Currently there are five professional development days throughout the school year. Robert Ghiz recently added three more days and will add more in the future. These additional days are intended to help improve education but does it really help from a student’s perspective? If teachers apply what they learn from these conferences, there is definitely potential for positive changes in student learning experiences.
A noticeable observation in a classroom filled with peers is how they learn, in many different ways. This is why it is important that students can be taught concepts in a number of unique ways. Some students, for example, work well in pairs, or in groups and others work better alone. More PD days will mean greater opportunity for discussion about various ways of teaching and result in the creation of diverse lesson plans for students. With increased PD days could come more technology as teachers learn and implement modern lesson plans that help prepare students for university and their future. Today, adolescents are fascinated with technology and they associate it with learning. Incorporating more learning through technology will encourage students to pay attention and participate.

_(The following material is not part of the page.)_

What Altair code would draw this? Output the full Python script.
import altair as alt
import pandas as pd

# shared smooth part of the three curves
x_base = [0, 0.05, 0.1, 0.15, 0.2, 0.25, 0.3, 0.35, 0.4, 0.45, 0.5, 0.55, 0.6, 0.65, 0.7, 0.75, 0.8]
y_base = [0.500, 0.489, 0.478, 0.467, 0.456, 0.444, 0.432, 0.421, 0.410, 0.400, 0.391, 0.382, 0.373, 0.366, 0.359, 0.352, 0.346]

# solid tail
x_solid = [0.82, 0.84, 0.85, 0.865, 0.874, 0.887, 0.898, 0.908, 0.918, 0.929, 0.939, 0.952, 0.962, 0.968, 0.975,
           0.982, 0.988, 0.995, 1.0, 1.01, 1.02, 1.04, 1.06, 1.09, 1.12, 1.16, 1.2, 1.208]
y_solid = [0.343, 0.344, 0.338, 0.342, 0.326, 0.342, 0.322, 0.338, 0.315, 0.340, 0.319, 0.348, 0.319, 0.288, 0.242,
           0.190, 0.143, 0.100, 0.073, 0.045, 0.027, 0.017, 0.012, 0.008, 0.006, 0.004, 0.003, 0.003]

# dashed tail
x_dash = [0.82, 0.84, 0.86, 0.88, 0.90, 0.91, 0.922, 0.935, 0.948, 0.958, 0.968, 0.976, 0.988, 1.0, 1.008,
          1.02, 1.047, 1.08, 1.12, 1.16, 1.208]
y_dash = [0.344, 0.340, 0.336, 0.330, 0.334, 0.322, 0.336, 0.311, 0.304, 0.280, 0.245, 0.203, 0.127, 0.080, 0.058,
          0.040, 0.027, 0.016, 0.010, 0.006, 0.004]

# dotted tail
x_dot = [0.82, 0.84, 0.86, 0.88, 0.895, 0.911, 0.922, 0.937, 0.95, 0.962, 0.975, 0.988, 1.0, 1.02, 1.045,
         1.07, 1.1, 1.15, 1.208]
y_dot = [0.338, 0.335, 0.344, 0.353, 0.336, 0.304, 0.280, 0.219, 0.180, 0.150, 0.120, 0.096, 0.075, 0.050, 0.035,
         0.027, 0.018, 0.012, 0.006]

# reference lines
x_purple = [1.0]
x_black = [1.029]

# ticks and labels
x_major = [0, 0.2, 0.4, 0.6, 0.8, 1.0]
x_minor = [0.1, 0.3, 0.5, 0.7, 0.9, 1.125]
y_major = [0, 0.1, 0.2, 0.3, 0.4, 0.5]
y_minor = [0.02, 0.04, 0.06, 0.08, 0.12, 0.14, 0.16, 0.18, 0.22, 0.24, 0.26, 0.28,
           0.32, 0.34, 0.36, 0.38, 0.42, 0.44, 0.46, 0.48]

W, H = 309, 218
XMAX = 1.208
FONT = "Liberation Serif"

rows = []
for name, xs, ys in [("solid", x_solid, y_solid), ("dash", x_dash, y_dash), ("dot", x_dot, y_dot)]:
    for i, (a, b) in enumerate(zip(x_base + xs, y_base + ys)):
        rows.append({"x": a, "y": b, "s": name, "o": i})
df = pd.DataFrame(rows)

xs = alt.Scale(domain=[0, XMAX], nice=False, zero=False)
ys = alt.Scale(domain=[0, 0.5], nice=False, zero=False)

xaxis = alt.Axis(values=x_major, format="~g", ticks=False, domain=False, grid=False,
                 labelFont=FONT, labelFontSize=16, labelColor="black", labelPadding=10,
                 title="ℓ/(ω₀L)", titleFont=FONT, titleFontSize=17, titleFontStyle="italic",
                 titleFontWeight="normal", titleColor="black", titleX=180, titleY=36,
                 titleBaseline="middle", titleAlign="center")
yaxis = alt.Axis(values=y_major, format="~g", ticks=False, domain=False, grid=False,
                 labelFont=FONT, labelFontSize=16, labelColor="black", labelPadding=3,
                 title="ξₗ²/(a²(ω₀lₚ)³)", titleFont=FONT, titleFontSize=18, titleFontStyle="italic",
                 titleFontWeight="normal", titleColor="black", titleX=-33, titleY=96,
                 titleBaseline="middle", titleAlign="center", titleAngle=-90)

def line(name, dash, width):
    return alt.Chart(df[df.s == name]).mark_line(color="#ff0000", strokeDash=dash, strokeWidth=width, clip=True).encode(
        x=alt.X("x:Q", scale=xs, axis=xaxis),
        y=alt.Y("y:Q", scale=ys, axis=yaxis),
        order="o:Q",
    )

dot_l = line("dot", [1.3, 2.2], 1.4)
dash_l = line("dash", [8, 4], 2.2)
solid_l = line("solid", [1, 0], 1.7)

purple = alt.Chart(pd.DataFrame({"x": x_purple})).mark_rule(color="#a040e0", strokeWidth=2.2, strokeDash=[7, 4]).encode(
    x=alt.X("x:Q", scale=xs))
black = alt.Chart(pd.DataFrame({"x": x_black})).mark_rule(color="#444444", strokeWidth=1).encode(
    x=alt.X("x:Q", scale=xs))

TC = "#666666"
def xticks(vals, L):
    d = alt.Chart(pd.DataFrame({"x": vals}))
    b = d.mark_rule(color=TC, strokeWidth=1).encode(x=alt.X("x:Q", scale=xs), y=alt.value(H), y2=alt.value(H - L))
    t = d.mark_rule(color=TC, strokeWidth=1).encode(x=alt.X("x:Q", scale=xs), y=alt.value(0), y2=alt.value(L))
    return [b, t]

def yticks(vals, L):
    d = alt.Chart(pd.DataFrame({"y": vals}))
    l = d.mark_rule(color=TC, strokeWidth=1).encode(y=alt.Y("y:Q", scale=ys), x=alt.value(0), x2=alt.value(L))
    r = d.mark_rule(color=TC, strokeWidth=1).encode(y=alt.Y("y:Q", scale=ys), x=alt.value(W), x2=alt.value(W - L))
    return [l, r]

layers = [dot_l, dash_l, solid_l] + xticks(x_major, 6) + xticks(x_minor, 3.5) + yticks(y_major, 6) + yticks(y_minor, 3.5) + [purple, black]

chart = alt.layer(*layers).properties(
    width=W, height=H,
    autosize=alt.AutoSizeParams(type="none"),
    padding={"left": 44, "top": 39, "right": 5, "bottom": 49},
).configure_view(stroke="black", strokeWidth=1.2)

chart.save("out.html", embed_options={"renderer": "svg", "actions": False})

Additional PD days provide teachers more time to focus on other important issues such as bullying, social issues, drug use and the need to improve our academic standards.
In the long run, more professional development days for teachers, transforms into long term gain for students. A variety of new methods of teaching, ways of dealing with current issues, new technology and the development of more creative minds could result from extra meetings. Teachers have the power to improve the education of youth and PD days aim to do just that.